L’ensemble des ces éléments encourage donc une nouvelle dérivation lexicale: le préfixe « alter- » vient qualifier le radical « mondialisation » et devient rapidement un composé lexical unifié. Selon Geoffrey Pleyers, le terme altermondialisation serait employé pour la première fois par le porte-parole d’Attac Belgique, Arnaud Zacharie649. Il est donc issu du monde francophone et ne se répand qu’ensuite au sein des autres langues latines. Ainsi, sa traduction anglaise « alterglobalism » n’est que très rarement utilisée et les anglo-saxons lui préfèrent les expressions « Global Justice Movement » [Mouvement pour la/une justice globale], « Global Citizen Movement » [Mouvement citoyen global/mondial], « Global Resistant Movement »[Mouvement de résistance global/mondial]650. En Allemagne, la langue offre de nombreuses possibilités de composition lexicale. A la suite de Seattle, apparaissent « Gegenglobalisierung » [anti-globalisation] puis « Globalisierungsgegner ». Après 2001, « die globalisierungs kritische Bewegung » [Mouvement (de) critique de la mondialisation] est largement privilégié651. Au contraire, les langues latines proposent des traductions proches de l’usage français. C’est le cas en espagnol avec « Movimiento altermundialista », en italien avec « Movimento altermondialista » et en portugais avec « Movimiento alterglobalização ». Dans l’ensemble de ces langues latines, cette nouvelle dérivation lexicale renforce le caractère formulaire du radical « mondialisation » en s’inscrivant dans sa progéniture discursive aux côtés d’autres unités lexicales plus ou moins figées (« antimondialisation » naturellement, mais aussi « mondialisation néolibérale », « mondialisation culturelle », etc.). Et comme nous l’avancions déjà pour « antimondialisation », l’énoncé « altermondialisation » constitue, en lui-même, un discours polémique sur la mondialisation.

Contrairement à son prédécesseur, le dérivé « altermondialisation » revêt un caractère néologique total.
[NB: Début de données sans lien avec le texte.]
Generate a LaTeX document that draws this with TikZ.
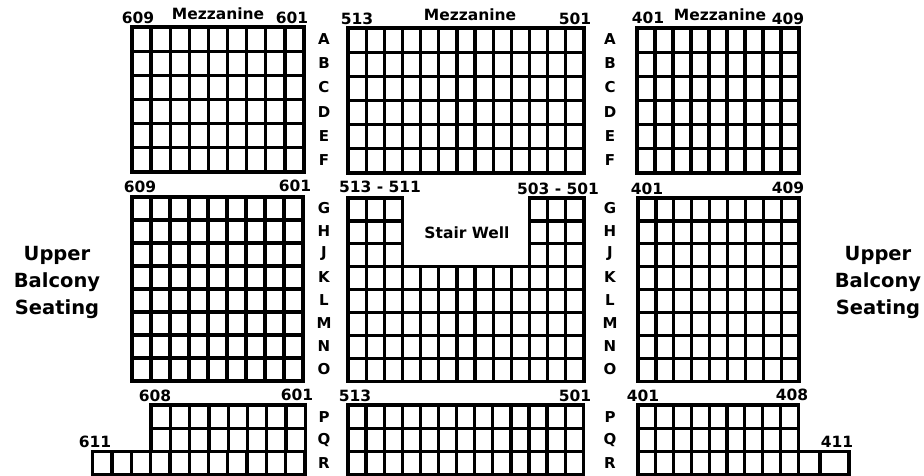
\documentclass[tikz,border=0pt]{standalone}
\usepackage{fontspec}
\setmainfont{DejaVu Sans}
\usetikzlibrary{positioning}

% blocco di posti: x0, y0, larghezza, altezza, colonne, file
\newcommand{\blocco}[6]{%
  \foreach \c in {1,...,#5} {
    \foreach \r in {1,...,#6} {
      \draw[posto] ({#1+(\c-1)*#3},{#2+(\r-1)*#4}) rectangle ++(#3,#4);
    }
  }
}

\begin{document}
\begin{tikzpicture}[
  x=1pt, y=-1pt,
  posto/.style={draw=black, line width=3.3pt},
  numero/.style={font=\bfseries\fontsize{15.5}{17}\selectfont, inner sep=0pt},
  fila/.style={font=\bfseries\fontsize{15}{17}\selectfont, inner sep=0pt},
  settore/.style={font=\bfseries\fontsize{19.5}{27}\selectfont, align=center, inner sep=0pt}
]
\useasboundingbox (0,0) rectangle (924,476);

% ---- mezzanine: file A-F ---------------------------------------------
\blocco{132}{27}{19.11}{24.17}{9}{6}
\blocco{348}{28}{18.15}{24.17}{13}{6}
\blocco{637}{28}{18}{24.17}{9}{6}

\node[numero] (m609) at (138,18) {609};
\node[numero] (mezz6) at (218,14) {Mezzanine};
\node[numero] (m601) at (292,18) {601};
\node[numero] (m513) at (357,19) {513};
\node[numero] (mezz5) at (470,15) {Mezzanine};
\node[numero] (m501) at (575,19) {501};
\node[numero] (m401) at (648,18) {401};
\node[numero] (mezz4) at (720,15) {Mezzanine};
\node[numero] (m409) at (788,19) {409};

\foreach \f/\y in {A/39, B/63, C/87, D/112, E/136, F/160} {
  \node[fila] (fila\f sx) at (324,\y) {\f};
  \node[fila] (fila\f dx) at (610,\y) {\f};
}

% ---- file G-O con la tromba delle scale -----------------------------
\blocco{132}{197}{19}{23}{9}{8}
\blocco{348}{198}{18.15}{22.9}{3}{8}
\blocco{529.5}{198}{18.15}{22.9}{3}{8}
\blocco{402.45}{266.7}{18.15}{22.9}{7}{5}
\blocco{638}{198}{17.9}{22.9}{9}{8}

\node[numero] (c609) at (140,187) {609};
\node[numero] (c601) at (295,186) {601};
\node[numero] (c513) at (380,187) {513 - 511};
\node[numero] (c503) at (558,189) {503 - 501};
\node[numero] (c401) at (647,189) {401};
\node[numero] (c409) at (788,188) {409};
\node[numero] (scala) at (467,233) {Stair Well};

\foreach \f/\y in {G/208, H/231, J/254, K/277, L/300, M/323, N/346, O/369} {
  \node[fila] (fila\f sx) at (324,\y) {\f};
  \node[fila] (fila\f dx) at (610,\y) {\f};
}

% ---- file P-R -----------------------------------------------------------
\blocco{151}{405}{19.3}{23.3}{8}{2}
\blocco{92.7}{451.6}{19.3}{23.3}{11}{1}
\blocco{348}{405}{18.1}{23.3}{13}{3}
\blocco{638}{405}{17.8}{23.3}{9}{3}
\draw[posto] (798.2,451.6) rectangle (820,474.9);
\draw[posto] (820,451.6) rectangle (849,474.9);

\node[numero] (b608) at (155,396) {608};
\node[numero] (b601) at (297,395) {601};
\node[numero] (b611) at (95,442) {611};
\node[numero] (b513) at (355,396) {513};
\node[numero] (b501) at (575,396) {501};
\node[numero] (b401) at (643,396) {401};
\node[numero] (b408) at (792,395) {408};
\node[numero] (b411) at (837,442) {411};

\foreach \f/\y in {P/417, Q/440, R/463} {
  \node[fila] (fila\f sx) at (324,\y) {\f};
  \node[fila] (fila\f dx) at (610,\y) {\f};
}

% ---- galleria superiore -------------------------------------------------
\node[settore] (galleria sx) at (57,282) {Upper\\Balcony\\Seating};
\node[settore] (galleria dx) at (878,282) {Upper\\Balcony\\Seating};

\end{tikzpicture}
\end{document}
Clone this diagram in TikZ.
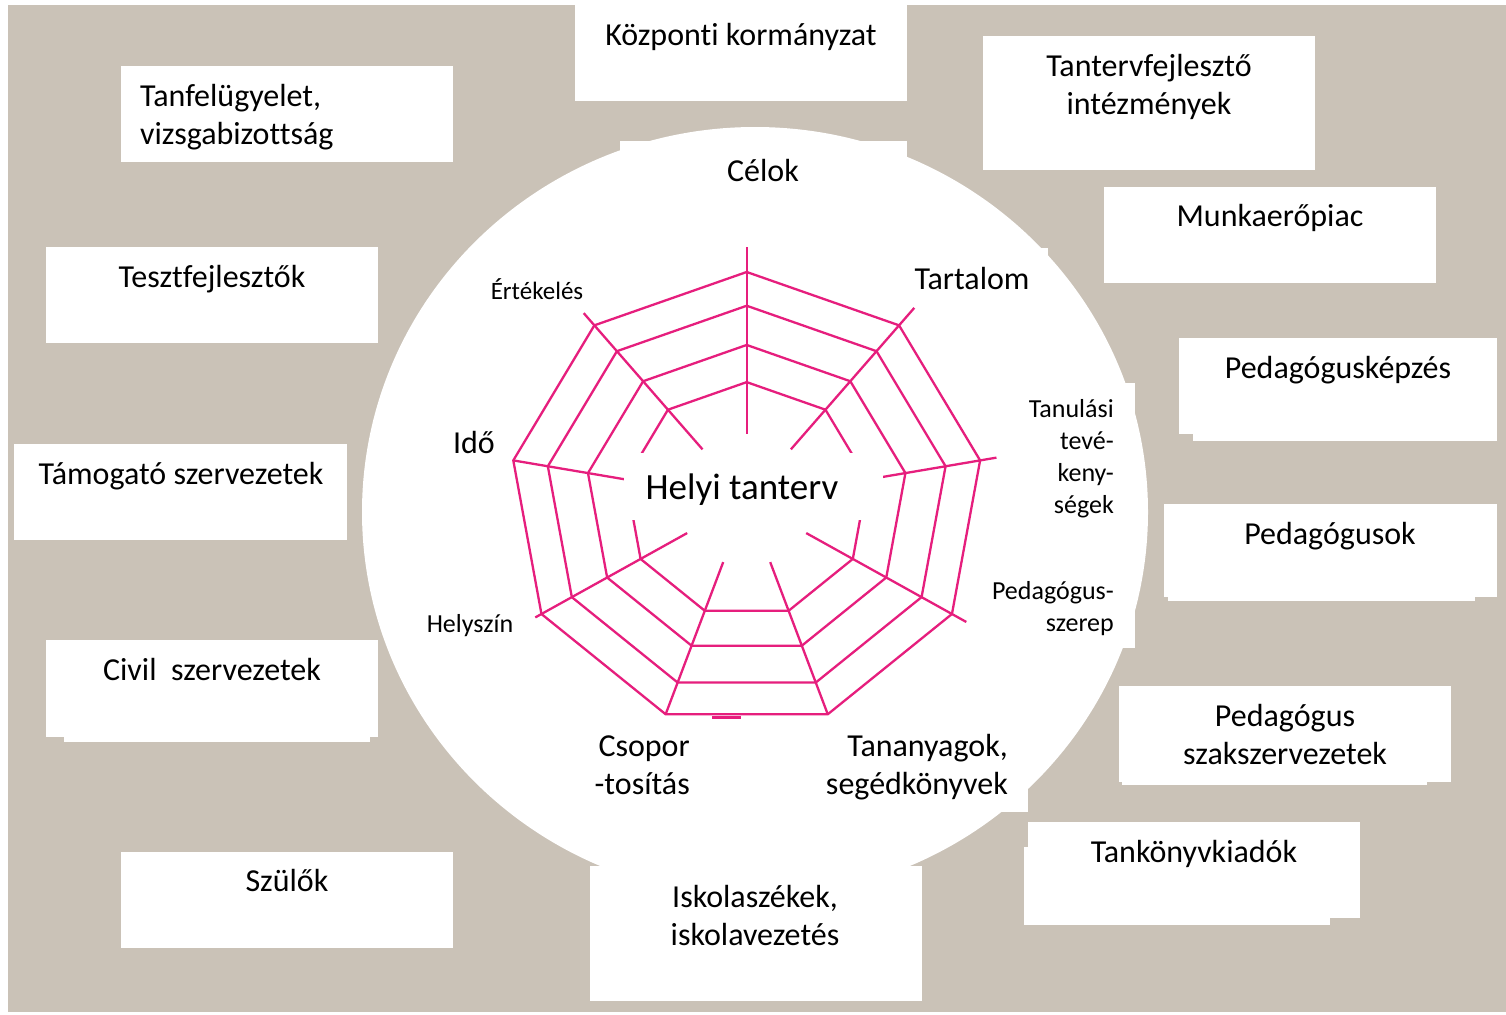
\documentclass[tikz,border=0pt]{standalone}
\usepackage{fontspec}
\setmainfont{Carlito}[Ligatures=NoCommon]
\definecolor{bg}{RGB}{202,194,183}
\definecolor{web}{RGB}{230,30,125}
\begin{document}
\begin{tikzpicture}[x=1pt,y=-1pt,
  box/.style={fill=white, draw=none, inner sep=0pt},
  lbl/.style={inner sep=0pt, font=\fontsize{32}{38}\selectfont},
  sm/.style={inner sep=0pt, font=\fontsize{26}{32}\selectfont},
  webline/.style={draw=web, line width=2.3pt, line join=miter}]
\useasboundingbox (0,0) rectangle (1506,1014);
\fill[bg] (8,5) rectangle (1506,1012);

% central disc and the white patches behind its labels
\fill[white] (755,512) ellipse [x radius=393, y radius=385];
\fill[white] (620,141) rectangle (907,230);
\fill[white] (900,248) rectangle (1048,320);
\fill[white] (1000,383) rectangle (1135,648);
\fill[white] (830,720) rectangle (1028,812);

% outer boxes
\node[box, minimum width=332pt, minimum height=96pt]  (kozp)  at (741,53)    {};
\node[box, minimum width=332pt, minimum height=134pt] (tfi)   at (1149,103)  {};
\node[box, minimum width=332pt, minimum height=96pt]  (munka) at (1270,235)  {};
\node[box, minimum width=318pt, minimum height=96pt]  (pkep)  at (1338,386)  {};
\fill[white] (1193,434) rectangle (1497,441);
\node[box, minimum width=333pt, minimum height=93pt]  (ped)   at (1330.5,550.5) {};
\fill[white] (1168,597) rectangle (1475,601);
\node[box, minimum width=332pt, minimum height=96pt]  (pszak) at (1285,734)  {};
\fill[white] (1122,782) rectangle (1427,785);
\node[box, minimum width=332pt, minimum height=96pt]  (tkk)   at (1194,870)  {};
\fill[white] (1024,847) rectangle (1330,925);
\node[box, minimum width=332pt, minimum height=135pt] (isk)   at (756,933.5) {};
\node[box, minimum width=332pt, minimum height=96pt]  (szul)  at (287,900)   {};
\node[box, minimum width=332pt, minimum height=97pt]  (civil) at (212,688.5) {};
\fill[white] (64,737) rectangle (370,742);
\node[box, minimum width=333pt, minimum height=96pt]  (tam)   at (180.5,492) {};
\node[box, minimum width=332pt, minimum height=96pt]  (teszt) at (212,295)   {};
\node[box, minimum width=332pt, minimum height=96pt]  (tanf)  at (287,114)   {};

% box texts (for multi-line nodes the base anchor is the last line)
\node[lbl, anchor=base] (kozp-t)  at (741,46)   {Központi kormányzat};
\node[lbl, anchor=base, align=center] (tfi-t) at (1149,114) {Tantervfejlesztő\\intézmények};
\node[lbl, anchor=base] (munka-t) at (1270,226) {Munkaerőpiac};
\node[lbl, anchor=base] (pkep-t)  at (1338,378) {Pedagógusképzés};
\node[lbl, anchor=base] (ped-t)   at (1330,544) {Pedagógusok};
\node[lbl, anchor=base, align=center] (pszak-t) at (1285,764) {Pedagógus\\szakszervezetek};
\node[lbl, anchor=base] (tkk-t)   at (1194,862) {Tankönyvkiadók};
\node[lbl, anchor=base, align=center] (isk-t) at (755,945) {Iskolaszékek,\\iskolavezetés};
\node[lbl, anchor=base] (szul-t)  at (287,891)  {Szülők};
\node[lbl, anchor=base] (civil-t) at (212,680)  {Civil\ \ szervezetek};
\node[lbl, anchor=base] (tam-t)   at (181,484)  {Támogató szervezetek};
\node[lbl, anchor=base] (teszt-t) at (212,287)  {Tesztfejlesztők};
\node[lbl, anchor=base west, align=left] (tanf-t) at (140,144) {Tanfelügyelet,\\vizsgabizottság};

% spider web
\def\wcx{746.7}\def\wcy{500}\def\wrx{237}\def\wry{228}
\foreach \f [count=\i] in {1,0.852,0.68,0.517}{
  \foreach \j in {0,...,8}{
    \coordinate (r\i-\j) at ({\wcx+\wrx*\f*cos(90-40*\j)},{\wcy-\wry*\f*sin(90-40*\j)});
  }
}
\foreach \j/\fo in {0/1.11,1/1.10,2/1.07,3/1.07,4/1.0,5/1.0,6/1.03,7/1.0,8/1.07}{
  \coordinate (si\j) at ({\wcx+\wrx*0.29*cos(90-40*\j)},{\wcy-\wry*0.29*sin(90-40*\j)});
  \coordinate (so\j) at ({\wcx+\wrx*\fo*cos(90-40*\j)},{\wcy-\wry*\fo*sin(90-40*\j)});
  \draw[webline] (si\j) -- (so\j);
}
\foreach \i in {1,...,4}{
  \draw[webline] (r\i-0) \foreach \j in {1,...,8}{ -- (r\i-\j) } -- cycle;
}
\draw[web, line width=3pt] (712,717) -- (741,717);

% centre
\fill[white] (624,453) rectangle (883,520);
\node[inner sep=0pt, anchor=base, font=\fontsize{37}{44}\selectfont] (helyi) at (742,499) {Helyi tanterv};

% web labels
\node[lbl, anchor=base] (celok)  at (763,181) {Célok};
\node[lbl, anchor=base] (tart)   at (972,289) {Tartalom};
\node[inner sep=0pt, anchor=base, font=\fontsize{25}{30}\selectfont] (ert) at (537,299) {Értékelés};
\node[lbl, anchor=base] (ido)    at (474,453) {Idő};
\node[sm, anchor=base east, align=right] (tan) at (1114,513) {Tanulási\\tevé-\\keny-\\ségek};
\node[sm, anchor=base east, align=right] (pszer) at (1114,631) {Pedagógus-\\szerep};
\node[sm, anchor=base] (hely) at (470,632) {Helyszín};
\node[lbl, anchor=base east, align=right] (csop) at (690,794) {Csopor\\-tosítás};
\node[lbl, anchor=base east, align=right] (tanany) at (1008,794) {Tananyagok,\\segédkönyvek};
\end{tikzpicture}
\end{document}
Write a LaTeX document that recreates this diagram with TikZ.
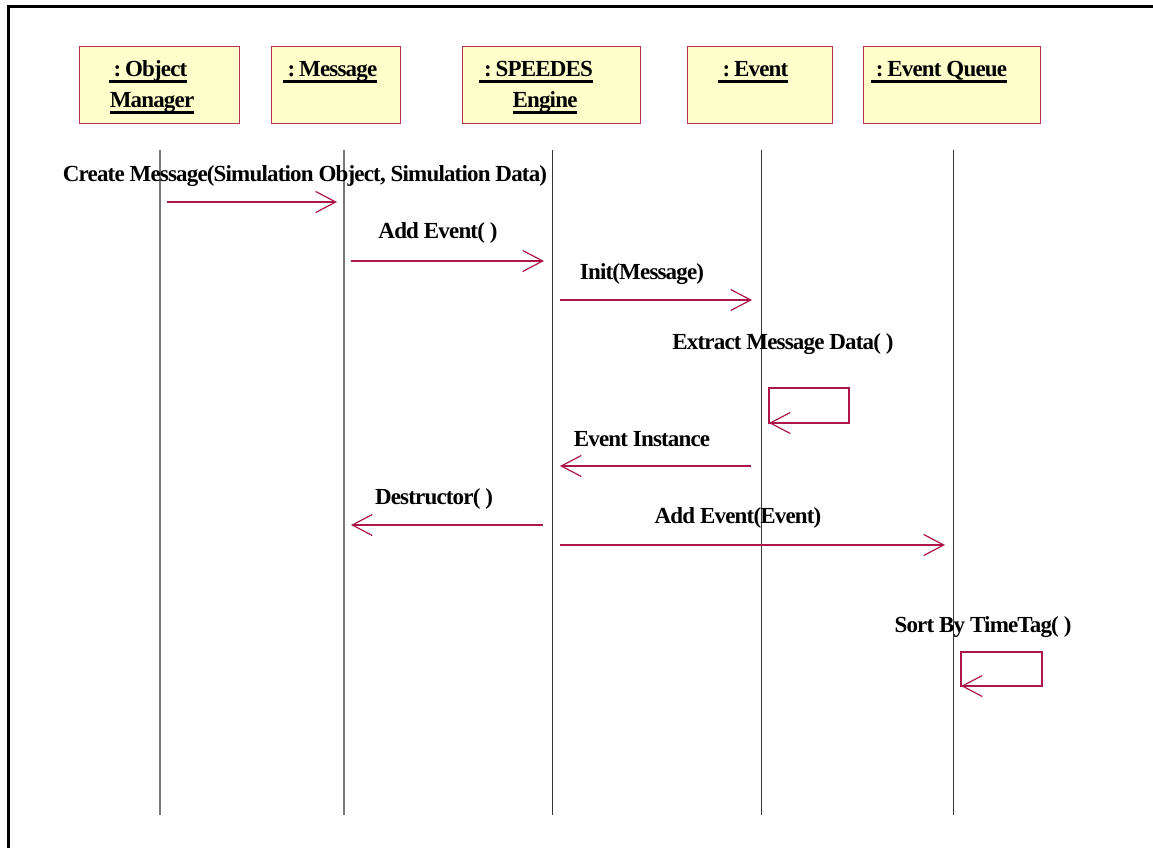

Aucune occurrence n’est repérée avant l’année 2002. En effet, si l’usage du préfixe « anti- » est fréquent dans des unités figées («antithèse », « antiadhésif », etc.) et reste largement disponible pour des dérivations plus ou moins éphémères (« anti-CPE », par exemple), l’usage du préfixe « alter- » relève en partie du mot-valise, création discursive qui consiste à composer un mot en en fusionnant deux autres652. L’on passe d’« alternative (à la) mondialisation » à « altermondialisation ».

Notes
646.

PASSET René, Eloge du mondialisme par un « anti » présumé, Paris :Fayard, 2001. L’ouvrage paraît au mois de mai 2001, c’est-à-dire avant les journées de Gênes et avant le 11-Septembre

647.

Le premier FSM, dont les dates correspondent au Sommet Economique Mondial de Davos (Suisse), se déroule à Porto Alegre (Brésil) du 25 au 30 janvier 2001. Il reste alors très largement investi par les militants brésiliens. Le dispositif du FSM est ensuite reconduit en février 2002 et connaît un énorme succès en termes d’affluence (aux organisations brésiliennes s’ajoutent une multitude d’autres associations internationales) et en termes de visibilité médiatique (en France). [FOUGIER, 2006, p. 70-80]

648.

Pour une étude de l’antimondialisation au prisme des droites populistes européennes : BETZ Hans-Georg, « Contre la mondialisation : xénophobie, politiques identitaires, exclusion populiste en Europe occidentale », in WIEVIORKA Michel (dir.), Un autre monde, p.217-240, Paris : Balland, 2003

649.

PLEYERS Geoffrey, « Le mouvement altermondialisation liégeois », communication au colloque « Les mobilisations altermondialistes, 3-5 décembre 2003, Paris. L’information selon laquelle Arnaud Zacharie est le premier à utiliser « altermondialisation » est difficilement vérifiable (des généalogies concurrentes peuvent être proposées par d’autres acteurs) ; néanmoins, sa reprise dans Le dictionnaire analytique de l’altermondialisme proposé par Eddy Fougier nous encourage à la tenir pour juste [FOUGIER 2006, p. 7].

650.

FOUGIER, 2006, p. 7

651.

AUBOUSSIER, NIEMEYER, 2010

652.

Exemples : franglais est issu de français et anglais, caméscope de caméra et de magnétoscope, etc. « Altermondialisation » ne relève qu’en partie du mot-valise au sens où l’intégrité d’un des deux mots d’origine est préservée.